Menurut dr. Abraham Michael, PPDS Kedokteran Nuklir, seorang spesialis KN juga bisa untuk membuka klinik sendiri, misalnya klinik pratama yang melayani pemeriksaan hormon tiroid dengan memanfaatkan prinsip Kedokteran Nuklir.
Selain itu, tentu spesialis KN dapat menjadi dosen dan peneliti di institusi pendidikan, asesor mutu layanan kedokteran nuklir baik di dalam dan luar negeri, dan bahkan dapat bekerja di BATAN (Badan Tenaga Nuklir Nasional).
Apakah ada tips dan trik mendaftar prodi ini?
Untuk teman-teman yang terarik dengan bidang ini, teman-teman harus mulai mempersiapkan persyaratan administrasi untuk pendaftaran tentunya.
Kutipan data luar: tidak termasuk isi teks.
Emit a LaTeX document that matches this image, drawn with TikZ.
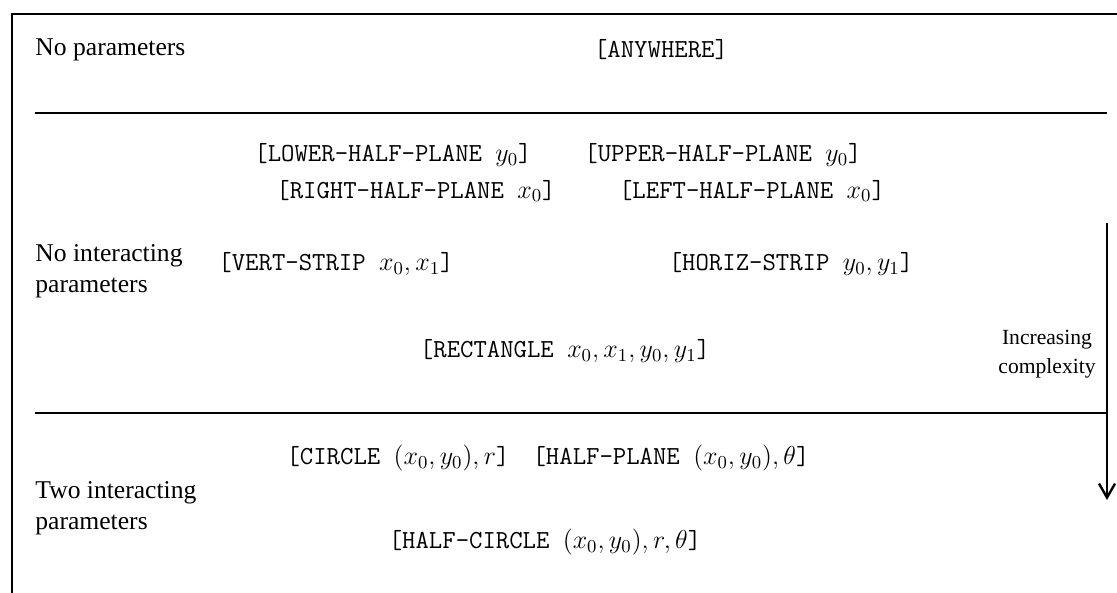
\RequirePackage{fix-cm}
\documentclass[tikz,border=0pt]{standalone}
\usepackage{fontspec}
\setmainfont{Liberation Serif}
\usetikzlibrary{arrows.meta}
\tikzset{
  code/.style={font=\fontsize{13}{15}\selectfont\ttfamily, inner sep=0pt},
  lab/.style={font=\fontsize{12.8}{15.5}\selectfont, align=left, inner sep=0pt, anchor=west},
  rule/.style={line width=1pt},
}
\begin{document}
\begin{tikzpicture}[x=0.5pt,y=-0.5pt]
\useasboundingbox (0,0) rectangle (1117,593);
% frame
\coordinate (fb) at (12,593);
\coordinate (ftl) at (12,14);
\coordinate (ftr) at (1117,14);
\draw[rule] (fb) -- (ftl) -- (ftr);
% dividers
\coordinate (d1l) at (35,113);
\coordinate (d1r) at (1107,113);
\coordinate (d2l) at (35,413);
\coordinate (d2r) at (1107,413);
\draw[rule] (d1l) -- (d1r);
\draw[rule] (d2l) -- (d2r);
% arrow
\coordinate (arrS) at (1107,223);
\coordinate (arrE) at (1107,500);
\draw[rule,-{Straight Barb[length=7pt,width=8pt,line width=1.2pt]}] (arrS) -- (arrE);
% row labels
\node[lab] (np) at (35,50) {No parameters};
\node[lab] (nip) at (35,271) {No interacting\\parameters};
\node[lab] (tip) at (35,508) {Two interacting\\parameters};
\node[lab, font=\fontsize{10.8}{14.5}\selectfont, align=center, anchor=center] (ic) at (1047,354) {Increasing\\complexity};
% entries
\node[code] (any) at (661,50) {[ANYWHERE]};
\node[code] (lhp) at (393,155) {[LOWER-HALF-PLANE $y_0$]};
\node[code] (uhp) at (723,155) {[UPPER-HALF-PLANE $y_0$]};
\node[code] (rhp) at (416,191) {[RIGHT-HALF-PLANE $x_0$]};
\node[code] (lfhp) at (752,191) {[LEFT-HALF-PLANE $x_0$]};
\node[code] (vs) at (336,264) {[VERT-STRIP $x_0, x_1$]};
\node[code] (hs) at (791,264) {[HORIZ-STRIP $y_0, y_1$]};
\node[code] (rect) at (565,351) {[RECTANGLE $x_0, x_1, y_0, y_1$]};
\node[code] (circ) at (398,458) {[CIRCLE $(x_0, y_0), r$]};
\node[code] (hpl) at (671,458) {[HALF-PLANE $(x_0, y_0), \theta$]};
\node[code] (hc) at (545,542) {[HALF-CIRCLE $(x_0, y_0), r, \theta$]};
\end{tikzpicture}
\end{document}
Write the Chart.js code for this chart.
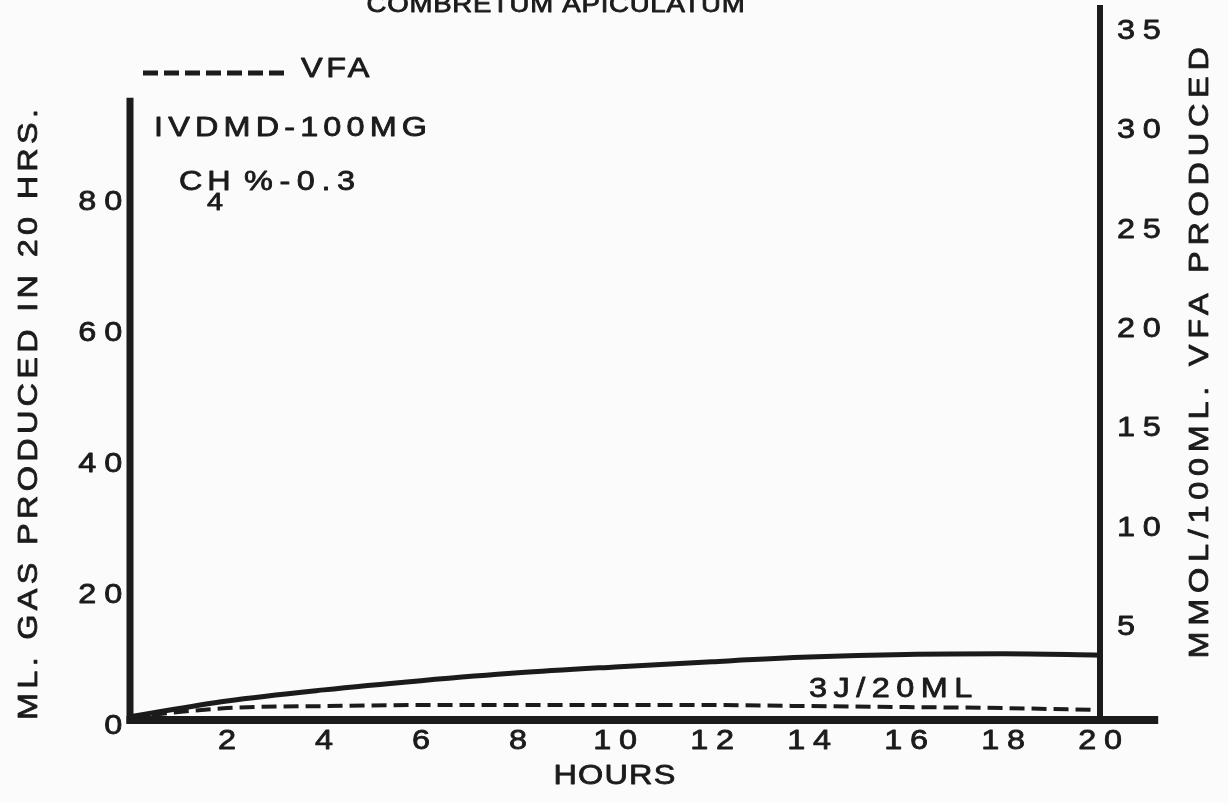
<!DOCTYPE html>
<html>
<head>
<meta charset="utf-8">
<title>Combretum apiculatum</title>
<script src="https://cdn.jsdelivr.net/npm/chart.js@4.4.1/dist/chart.umd.min.js"></script>
<style>
  html, body { margin: 0; padding: 0; background: #fbfbfb; }
  #wrap { width: 1228px; height: 803px; }
  canvas { display: block; }
</style>
</head>
<body>
<div id="wrap"><canvas id="c" width="1228" height="803"></canvas></div>
<script>
// Incubation readings, every two hours
const HOURS    = [0, 2, 4, 6, 8, 10, 12, 14, 16, 18, 20];
const GAS_ML   = [0.5, 2.9, 4.6, 6.0, 7.2, 8.1, 8.9, 9.6, 10.0, 10.1, 9.9];
const VFA_MMOL = [0.15, 0.6, 0.7, 0.75, 0.75, 0.75, 0.75, 0.7, 0.65, 0.6, 0.5];

// Tick labels
const HOUR_TICKS = [2, 4, 6, 8, 10, 12, 14, 16, 18, 20];
const GAS_TICKS  = [0, 20, 40, 60, 80];
const VFA_TICKS  = [5, 10, 15, 20, 25, 30, 35];

// Texts
const TITLE          = 'COMBRETUM APICULATUM';
const GAS_AXIS_TITLE = 'ML. GAS PRODUCED IN 20 HRS.';
const VFA_AXIS_TITLE = 'MMOL/100ML. VFA PRODUCED';
const HOURS_TITLE    = 'HOURS';
const LEGEND_VFA     = 'VFA';
const NOTE_IVDMD     = 'IVDMD-100MG';
const NOTE_CH        = 'CH';
const NOTE_CH_SUB    = '4';
const NOTE_CH_VALUE  = '%-0.3';
const CURVE_LABEL    = '3J/20ML';

// Axis extents
const X_MAX = 20, X_BASELINE_END = 21.2;
const GAS_MAX = 108.7, GAS_AXIS_TOP = 95;
const VFA_MAX = 35.83;
const CURVE_LABEL_AT = { x: 14.0, y: 3.5 };

const INK = '#1b1b1b';
const FONT = '"Liberation Sans", Arial, Helvetica, sans-serif';
const TEXT_WEIGHT = 0.8;    // extra stroke around glyphs
const TEXT_STRETCH = 1.2;   // wide lettering
Chart.defaults.font.family = FONT;
Chart.defaults.color = INK;

// letter spacing per axis
const SPACING = {
  x:  { ticks: 6.5, title: 1 },
  y:  { ticks: 6.5, title: 3.6 },
  y2: { ticks: 6.5, title: 0 }
};

// draws text through fn with every glyph widened and slightly emboldened
function wideText(ctx, fn) {
  const proto = Object.getPrototypeOf(ctx);
  ctx.fillText = function (t, x, y, w) {
    this.save();
    this.translate(x, y);
    this.scale(TEXT_STRETCH, 1);
    proto.fillText.call(this, t, 0, 0, w);
    this.setLineDash([]);
    this.lineWidth = TEXT_WEIGHT;
    this.lineJoin = 'round';
    this.strokeStyle = this.fillStyle;
    proto.strokeText.call(this, t, 0, 0, w);
    this.restore();
  };
  try { fn(); } finally { delete ctx.fillText; }
}

function text(ctx, s, x, y, size, spacing, align, baseline, rot) {
  ctx.save();
  ctx.font = size + 'px ' + FONT;
  ctx.letterSpacing = spacing + 'px';
  ctx.fillStyle = INK;
  ctx.textAlign = align || 'left';
  ctx.textBaseline = baseline || 'alphabetic';
  ctx.translate(x, y);
  if (rot) ctx.rotate(rot);
  wideText(ctx, () => ctx.fillText(s, 0, 0));
  ctx.restore();
}

const spacedText = {
  id: 'spacedText',
  beforeDraw(chart) {
    Object.values(chart.scales).forEach(sc => {
      if (sc._spaced) return;
      const sp = SPACING[sc.id] || { ticks: 0, title: 0 };
      const drawLabels = sc.drawLabels, drawTitle = sc.drawTitle;
      sc.drawLabels = function (area) {
        const c = this.ctx;
        c.save(); c.letterSpacing = sp.ticks + 'px';
        wideText(c, () => drawLabels.call(this, area));
        c.restore();
      };
      sc.drawTitle = function () {
        const c = this.ctx;
        c.save(); c.letterSpacing = sp.title + 'px';
        wideText(c, () => drawTitle.call(this));
        c.restore();
      };
      sc._spaced = true;
    });
  }
};

// left and bottom axis strokes, with their own extents
const frame = {
  id: 'frame',
  beforeDatasetsDraw(chart) {
    const { ctx, scales: { x, y } } = chart;
    const x0 = x.getPixelForValue(0), y0 = y.getPixelForValue(0);
    ctx.save();
    ctx.strokeStyle = INK;
    ctx.lineCap = 'butt';
    ctx.lineWidth = 8;
    ctx.beginPath();
    ctx.moveTo(x0 - 3.5, y0);
    ctx.lineTo(x.getPixelForValue(X_BASELINE_END), y0);
    ctx.stroke();
    ctx.lineWidth = 7;
    ctx.beginPath();
    ctx.moveTo(x0, y0 + 4);
    ctx.lineTo(x0, y.getPixelForValue(GAS_AXIS_TOP));
    ctx.stroke();
    ctx.restore();
  }
};

// title, key and notes
const notes = {
  id: 'notes',
  afterDraw(chart) {
    const { ctx, scales: { x, y } } = chart;
    text(ctx, TITLE, 556, 12, 23, 0.6, 'center');

    ctx.save();
    ctx.strokeStyle = INK;
    ctx.lineWidth = 5;
    ctx.setLineDash([15, 6]);
    ctx.beginPath();
    ctx.moveTo(143, 73);
    ctx.lineTo(289, 73);
    ctx.stroke();
    ctx.restore();
    text(ctx, LEGEND_VFA, 301, 77, 27, 3);

    text(ctx, NOTE_IVDMD, 154, 136, 27, 4.3);
    text(ctx, NOTE_CH, 179, 190, 27, 4);
    text(ctx, NOTE_CH_SUB, 207, 210, 24, 0);
    text(ctx, NOTE_CH_VALUE, 244, 190, 27, 5.5);

    text(ctx, CURVE_LABEL, x.getPixelForValue(CURVE_LABEL_AT.x),
         y.getPixelForValue(CURVE_LABEL_AT.y), 27, 5.4);

    text(ctx, VFA_AXIS_TITLE, 1201, 350, 27, 4.8, 'center', 'middle', -Math.PI / 2);
  }
};

const points = (vals) => HOURS.map((h, i) => ({ x: h, y: vals[i] }));

new Chart(document.getElementById('c'), {
  type: 'line',
  data: {
    datasets: [
      {
        label: 'Gas',
        data: points(GAS_ML),
        yAxisID: 'y',
        borderColor: INK,
        borderWidth: 5,
        pointRadius: 0,
        cubicInterpolationMode: 'monotone',
        clip: false
      },
      {
        label: LEGEND_VFA,
        data: points(VFA_MMOL),
        yAxisID: 'y2',
        borderColor: INK,
        borderWidth: 4,
        borderDash: [15, 7],
        pointRadius: 0,
        cubicInterpolationMode: 'monotone',
        clip: false
      }
    ]
  },
  options: {
    responsive: false,
    animation: false,
    devicePixelRatio: 1,
    layout: { padding: { top: 8, left: 0, right: 0, bottom: 0 } },
    plugins: { legend: { display: false }, tooltip: { enabled: false }, title: { display: false } },
    scales: {
      x: {
        type: 'linear',
        min: 0,
        max: X_MAX,
        grid: { display: false, drawTicks: false },
        border: { display: false },
        afterBuildTicks: (s) => { s.ticks = HOUR_TICKS.map(v => ({ value: v })); },
        afterFit: (s) => { s.height = 83; s.paddingLeft = 0; s.paddingRight = 0; },
        ticks: { autoSkip: false, maxRotation: 0, padding: 5, labelOffset: 4, color: INK, font: { size: 27 } },
        title: { display: true, text: HOURS_TITLE, color: INK, font: { size: 27 }, padding: { top: 0, bottom: 10 } }
      },
      y: {
        type: 'linear',
        position: 'left',
        min: 0,
        max: GAS_MAX,
        grid: { display: false, drawTicks: false },
        border: { display: false },
        afterBuildTicks: (s) => { s.ticks = GAS_TICKS.map(v => ({ value: v })); },
        afterFit: (s) => { s.width = 130; s.paddingTop = 0; s.paddingBottom = 0; },
        ticks: { padding: 0, labelOffset: 7, color: INK, font: { size: 27 } },
        title: { display: true, text: GAS_AXIS_TITLE, align: 'start', color: INK, font: { size: 27 }, padding: { top: 13, bottom: 0 } }
      },
      y2: {
        type: 'linear',
        position: 'right',
        min: 0,
        max: VFA_MAX,
        grid: { display: false, drawTicks: false, drawOnChartArea: false },
        border: { display: true, color: INK, width: 6 },
        afterBuildTicks: (s) => { s.ticks = VFA_TICKS.map(v => ({ value: v })); },
        afterFit: (s) => { s.width = 128; s.paddingTop = 0; s.paddingBottom = 0; },
        ticks: { padding: 17, labelOffset: 7, color: INK, font: { size: 27 } },
        title: { display: false }
      }
    }
  },
  plugins: [spacedText, frame, notes]
});
</script>
</body>
</html>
Selain itu, bersilaturahmi dengan konsulen dan residen ke departemen Kedokteran Nuklir UNPAD-RSHS juga perlu dilakukan.
Menurut dr. Abraham Michael, yang tidak kalah penting adalah menyiapkan rekomendasi tempat kembali untuk bekerja. Sisanya adalah banyak berdoa dan minta restu orangtua.
“Tidak perlu khawatir paparan radiasi, banyak residen yg memiliki keturunan (hamil) selama residensi,” tambah dr. Abraham Michael
Jadi bagaimana menurut teman-teman? Ada yang tertarik?